Thursday, May 25, 2006

The "Right To Exist".

Counterpunch has a great knack for publishing articles at the precise moment the discourse requires them. This one, on the question of Israel's sacred "right to exist", is no different. Given the election of Ehud Olmert, a man quite possibly more reactionary and racist than the Fat Butcher himself, there is a dire need for a bit of realism in the debate. The author, Virginia Tilley, says exactly what needs to be said:

It is entirely legitimate for Hamas to require firm confirmation of Israel's borders before recognizing it. It should also be incumbent on the international community to confirm where those borders will be before insisting that Hamas recognize Israel's "right" to them.
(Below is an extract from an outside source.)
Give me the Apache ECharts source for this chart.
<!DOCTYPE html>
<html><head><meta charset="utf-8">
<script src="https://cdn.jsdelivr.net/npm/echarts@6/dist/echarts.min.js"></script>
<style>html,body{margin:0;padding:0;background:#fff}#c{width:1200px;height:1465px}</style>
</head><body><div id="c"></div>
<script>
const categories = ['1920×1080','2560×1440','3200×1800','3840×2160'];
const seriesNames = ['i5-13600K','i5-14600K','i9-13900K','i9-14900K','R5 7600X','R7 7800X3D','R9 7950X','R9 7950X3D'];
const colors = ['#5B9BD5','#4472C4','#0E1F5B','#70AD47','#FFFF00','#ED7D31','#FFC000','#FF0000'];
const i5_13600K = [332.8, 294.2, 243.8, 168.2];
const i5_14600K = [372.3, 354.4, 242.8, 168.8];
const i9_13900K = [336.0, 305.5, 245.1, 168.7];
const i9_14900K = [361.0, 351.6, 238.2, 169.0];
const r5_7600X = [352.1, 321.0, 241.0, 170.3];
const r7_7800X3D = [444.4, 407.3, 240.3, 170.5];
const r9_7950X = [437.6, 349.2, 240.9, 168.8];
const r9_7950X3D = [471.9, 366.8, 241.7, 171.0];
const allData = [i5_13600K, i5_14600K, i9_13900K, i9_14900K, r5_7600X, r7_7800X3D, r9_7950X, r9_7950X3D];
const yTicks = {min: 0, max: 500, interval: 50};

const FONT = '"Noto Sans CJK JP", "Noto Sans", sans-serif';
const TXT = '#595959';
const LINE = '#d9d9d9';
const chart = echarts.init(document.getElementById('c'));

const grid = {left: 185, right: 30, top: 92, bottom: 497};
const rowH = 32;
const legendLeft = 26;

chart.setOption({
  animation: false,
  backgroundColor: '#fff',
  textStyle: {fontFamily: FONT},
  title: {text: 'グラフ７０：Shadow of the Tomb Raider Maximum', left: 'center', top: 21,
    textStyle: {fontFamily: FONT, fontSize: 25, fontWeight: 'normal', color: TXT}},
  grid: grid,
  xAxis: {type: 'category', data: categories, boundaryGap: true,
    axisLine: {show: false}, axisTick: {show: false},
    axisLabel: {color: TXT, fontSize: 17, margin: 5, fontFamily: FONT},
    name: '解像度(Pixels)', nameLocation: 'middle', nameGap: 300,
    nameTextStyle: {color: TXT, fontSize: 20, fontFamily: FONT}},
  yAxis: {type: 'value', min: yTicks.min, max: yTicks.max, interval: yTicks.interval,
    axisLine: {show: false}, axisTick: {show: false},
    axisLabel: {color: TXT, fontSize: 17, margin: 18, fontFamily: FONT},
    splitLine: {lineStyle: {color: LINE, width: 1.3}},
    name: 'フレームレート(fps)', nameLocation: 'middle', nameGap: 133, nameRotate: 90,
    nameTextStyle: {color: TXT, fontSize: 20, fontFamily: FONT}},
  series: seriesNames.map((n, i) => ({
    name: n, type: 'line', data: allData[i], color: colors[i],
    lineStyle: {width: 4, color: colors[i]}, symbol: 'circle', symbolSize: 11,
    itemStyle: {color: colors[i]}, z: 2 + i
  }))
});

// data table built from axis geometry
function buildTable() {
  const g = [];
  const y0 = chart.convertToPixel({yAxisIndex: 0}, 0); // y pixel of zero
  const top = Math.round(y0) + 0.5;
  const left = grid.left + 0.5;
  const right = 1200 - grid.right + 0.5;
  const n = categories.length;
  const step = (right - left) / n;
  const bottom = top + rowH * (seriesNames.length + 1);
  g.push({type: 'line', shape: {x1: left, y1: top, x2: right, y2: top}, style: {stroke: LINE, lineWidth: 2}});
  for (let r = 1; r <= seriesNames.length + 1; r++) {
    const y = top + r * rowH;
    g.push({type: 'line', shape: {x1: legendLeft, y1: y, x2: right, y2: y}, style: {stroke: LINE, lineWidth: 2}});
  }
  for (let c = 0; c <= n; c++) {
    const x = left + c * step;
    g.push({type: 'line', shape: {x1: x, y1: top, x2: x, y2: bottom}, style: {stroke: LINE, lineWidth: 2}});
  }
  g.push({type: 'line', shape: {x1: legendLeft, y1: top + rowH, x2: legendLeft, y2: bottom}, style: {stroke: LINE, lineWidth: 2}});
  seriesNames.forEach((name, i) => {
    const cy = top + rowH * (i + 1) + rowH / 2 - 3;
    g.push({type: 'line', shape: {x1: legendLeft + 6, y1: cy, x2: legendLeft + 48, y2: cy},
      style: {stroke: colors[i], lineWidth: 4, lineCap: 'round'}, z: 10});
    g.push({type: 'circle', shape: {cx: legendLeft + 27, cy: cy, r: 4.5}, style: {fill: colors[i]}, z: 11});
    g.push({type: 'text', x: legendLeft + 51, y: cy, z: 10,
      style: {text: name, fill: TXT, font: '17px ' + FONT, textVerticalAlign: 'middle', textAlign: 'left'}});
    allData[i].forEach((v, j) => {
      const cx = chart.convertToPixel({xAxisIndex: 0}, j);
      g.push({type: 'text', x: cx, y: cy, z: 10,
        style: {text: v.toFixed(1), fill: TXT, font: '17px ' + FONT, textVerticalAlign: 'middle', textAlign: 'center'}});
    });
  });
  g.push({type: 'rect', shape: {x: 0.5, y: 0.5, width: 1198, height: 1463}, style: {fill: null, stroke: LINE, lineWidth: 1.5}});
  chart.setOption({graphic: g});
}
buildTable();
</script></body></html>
Otherwise, recognizing Israel's "right to exist" could be construed to mean that Israel has a "right to exist" within whatever borders it chooses in coming years.
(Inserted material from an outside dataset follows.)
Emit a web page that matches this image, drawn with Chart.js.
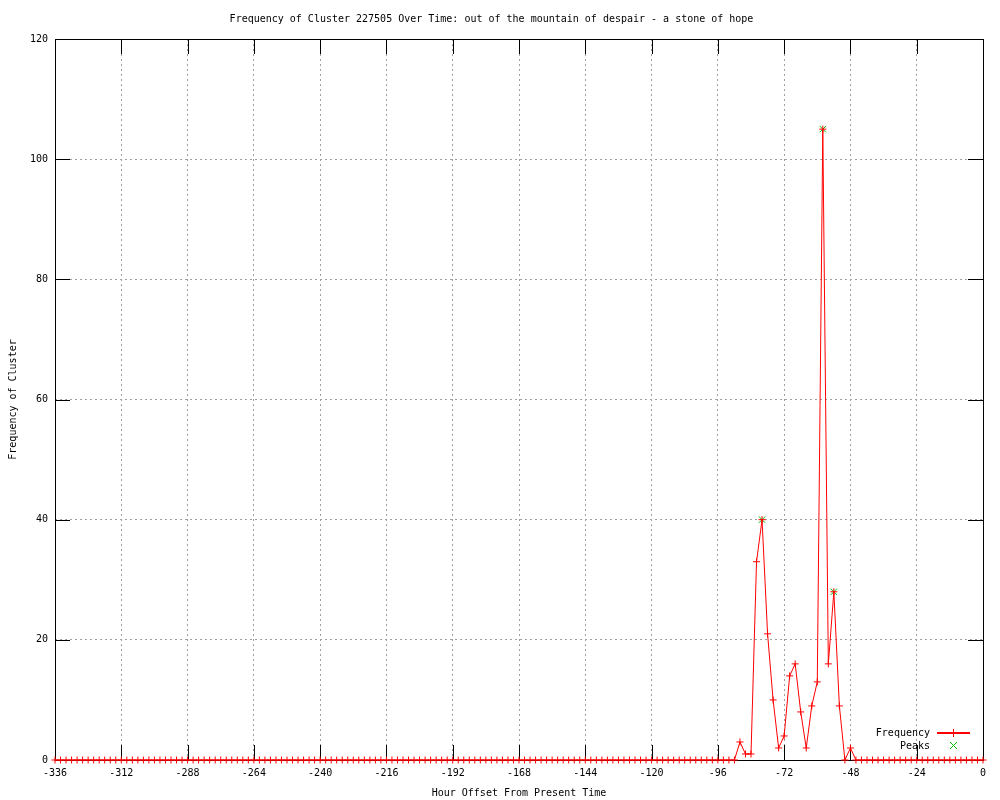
<!DOCTYPE html>
<html><head><meta charset="utf-8">
<script src="https://cdn.jsdelivr.net/npm/chart.js@4.4.0/dist/chart.umd.min.js"></script>
<style>html,body{margin:0;padding:0;background:#fff}#wrap{width:1000px;height:800px}</style>
</head><body><div id="wrap"><canvas id="c" width="1000" height="800"></canvas></div>
<script>
const titleText = 'Frequency of Cluster 227505 Over Time: out of the mountain of despair - a stone of hope';
const xTitle = 'Hour Offset From Present Time';
const yTitle = 'Frequency of Cluster';

const hours = [
  -336,-334,-332,-330,-328,-326,-324,-322,-320,-318,-316,-314,
  -312,-310,-308,-306,-304,-302,-300,-298,-296,-294,-292,-290,
  -288,-286,-284,-282,-280,-278,-276,-274,-272,-270,-268,-266,
  -264,-262,-260,-258,-256,-254,-252,-250,-248,-246,-244,-242,
  -240,-238,-236,-234,-232,-230,-228,-226,-224,-222,-220,-218,
  -216,-214,-212,-210,-208,-206,-204,-202,-200,-198,-196,-194,
  -192,-190,-188,-186,-184,-182,-180,-178,-176,-174,-172,-170,
  -168,-166,-164,-162,-160,-158,-156,-154,-152,-150,-148,-146,
  -144,-142,-140,-138,-136,-134,-132,-130,-128,-126,-124,-122,
  -120,-118,-116,-114,-112,-110,-108,-106,-104,-102,-100,-98,
  -96,-94,-92,-90,-88,-86,-84,-82,-80,-78,-76,-74,
  -72,-70,-68,-66,-64,-62,-60,-58,-56,-54,-52,-50,
  -48,-46,-44,-42,-40,-38,-36,-34,-32,-30,-28,-26,
  -24,-22,-20,-18,-16,-14,-12,-10,-8,-6,-4,-2,
  0
];
const frequency = [
  0,0,0,0,0,0,0,0,0,0,0,0,
  0,0,0,0,0,0,0,0,0,0,0,0,
  0,0,0,0,0,0,0,0,0,0,0,0,
  0,0,0,0,0,0,0,0,0,0,0,0,
  0,0,0,0,0,0,0,0,0,0,0,0,
  0,0,0,0,0,0,0,0,0,0,0,0,
  0,0,0,0,0,0,0,0,0,0,0,0,
  0,0,0,0,0,0,0,0,0,0,0,0,
  0,0,0,0,0,0,0,0,0,0,0,0,
  0,0,0,0,0,0,0,0,0,0,0,0,
  0,0,0,0,3,1,1,33,40,21,10,2,
  4,14,16,8,2,9,13,105,16,28,9,0,
  2,0,0,0,0,0,0,0,0,0,0,0,
  0,0,0,0,0,0,0,0,0,0,0,0,
  0
];
const peakHours = [-80, -58, -54];
const peakValues = [40, 105, 28];
const xTickValues = [-336,-312,-288,-264,-240,-216,-192,-168,-144,-120,-96,-72,-48,-24,0];
const yTickValues = [0,20,40,60,80,100,120];

Chart.defaults.font.family = 'DejaVu Sans Mono';
Chart.defaults.font.size = 10;
Chart.defaults.color = '#000';

const framePlugin = {
  id: 'frame',
  beforeDatasetsDraw(chart) {
    const {ctx, chartArea: a, scales} = chart;
    ctx.save();
    ctx.setLineDash([]);
    ctx.strokeStyle = '#000';
    ctx.lineWidth = 1;
    ctx.beginPath();
    const T = 15;
    scales.x.ticks.forEach(t => {
      const px = Math.round(scales.x.getPixelForValue(t.value)) + 0.5;
      ctx.moveTo(px, a.bottom); ctx.lineTo(px, a.bottom - T);
      ctx.moveTo(px, a.top); ctx.lineTo(px, a.top + T);
    });
    scales.y.ticks.forEach(t => {
      const py = Math.round(scales.y.getPixelForValue(t.value)) + 0.5;
      ctx.moveTo(a.left, py); ctx.lineTo(a.left + T, py);
      ctx.moveTo(a.right, py); ctx.lineTo(a.right - T, py);
    });
    ctx.stroke();
    ctx.strokeRect(Math.round(a.left) + 0.5, Math.round(a.top) + 0.5,
                   Math.round(a.right - a.left), Math.round(a.bottom - a.top));
    ctx.restore();
  },
  afterDraw(chart) {
    const {ctx} = chart;
    const ds = chart.data.datasets;
    ctx.save();
    ctx.setLineDash([]);
    ctx.font = '10px "DejaVu Sans Mono"';
    ctx.fillStyle = '#000';
    ctx.textAlign = 'right';
    ctx.textBaseline = 'middle';
    ctx.fillText(ds[0].label, 930, 733);
    ctx.fillText(ds[1].label, 930, 746);
    ctx.strokeStyle = 'rgb(255,0,0)';
    ctx.lineWidth = 2;
    ctx.beginPath();
    ctx.moveTo(937, 733); ctx.lineTo(970, 733);
    ctx.stroke();
    ctx.lineWidth = 1;
    ctx.beginPath();
    ctx.moveTo(953.5, 729); ctx.lineTo(953.5, 737);
    ctx.stroke();
    ctx.strokeStyle = 'rgb(0,192,0)';
    ctx.beginPath();
    ctx.moveTo(950, 742); ctx.lineTo(957, 749);
    ctx.moveTo(957, 742); ctx.lineTo(950, 749);
    ctx.stroke();
    ctx.restore();
  }
};

new Chart(document.getElementById('c'), {
  type: 'line',
  data: {
    datasets: [
      {
        label: 'Frequency',
        data: hours.map((h, i) => ({x: h, y: frequency[i]})),
        borderColor: '#ff0000',
        backgroundColor: '#ff0000',
        borderWidth: 1,
        tension: 0,
        pointStyle: 'cross',
        pointRadius: 3.5,
        pointBorderWidth: 1,
        pointBorderColor: '#ff0000',
        clip: false
      },
      {
        label: 'Peaks',
        data: peakHours.map((h, i) => ({x: h, y: peakValues[i]})),
        showLine: false,
        borderColor: '#00c000',
        backgroundColor: '#00c000',
        pointStyle: 'crossRot',
        pointRadius: 4.5,
        pointBorderWidth: 1,
        pointBorderColor: '#00c000',
        clip: false
      }
    ]
  },
  options: {
    responsive: false,
    animation: false,
    devicePixelRatio: 1,
    layout: {padding: {left: 0, right: 17, top: 0, bottom: 0}},
    plugins: {
      legend: {display: false},
      tooltip: {enabled: false},
      title: {
        display: true,
        text: titleText,
        color: '#000',
        font: {family: 'DejaVu Sans Mono', size: 10, weight: 'normal'},
        padding: {top: 13, bottom: 14}
      }
    },
    scales: {
      x: {
        type: 'linear',
        min: -336, max: 0,
        afterBuildTicks: s => { s.ticks = xTickValues.map(v => ({value: v})); },
        afterFit: s => { s.height = 40; },
        ticks: {padding: 7, maxRotation: 0, autoSkip: false, color: '#000'},
        grid: {color: '#a0a0a0', lineWidth: 1, drawTicks: false},
        border: {display: false, dash: [2, 3]},
        title: {display: true, text: xTitle, color: '#000', padding: {top: 0, bottom: 1}}
      },
      y: {
        type: 'linear',
        min: 0, max: 120,
        afterBuildTicks: s => { s.ticks = yTickValues.map(v => ({value: v})); },
        afterFit: s => { s.width = 55; },
        ticks: {padding: 7, color: '#000'},
        grid: {color: '#a0a0a0', lineWidth: 1, drawTicks: false},
        border: {display: false, dash: [2, 3]},
        title: {display: true, text: yTitle, color: '#000', padding: {top: 7, bottom: 0}}
      }
    }
  },
  plugins: [framePlugin]
});
</script>
</body></html>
It's bizarre. Israel has a "right to exist", but the Palestinian nation either does not exist or doesn't have a right to exist depending on what particular Zionist one is speaking with. How is this? Furthermore, what about the right of Palestinian children to exist - rather than be murdered or starved to death. What about the right of the Palestinians to collectively decide who their representatives will be? What about the rights of Palestinians who were forced off their land by the militias to return to their homes? What about the right of the Palestinian people to resist occupation?

You see, this is the problem. You can't deny other people their rights for 5 decades and then complain when they fail to respect yours. Either everyone has the rights that Israel has (the right to land-grab, expand, kill people with impunity) or no one has them. If Israel has them alone, then they are not "rights", they are privileges. They are privileges that have been accorded to Israel simply because of its importance to the system of Imperialism.

Hamas shouldn't declare that Israel has a right to exist for two reasons:

1) To do so would be a betrayal of the platform on which they were elected in a democratic election

2) The Israeli state exists on the precondition that others nations - principally, the Palestinian nation - don't have the right to self-determination. Therefore, to recognise to Israel's right to exist, the Palestinians would be recognising their own right not to do so.

Their "rights" would remain the same as they are today: the right to be humiliated and debased, the right to be poor, the right to be oppressed and occupied, and the right to be killed.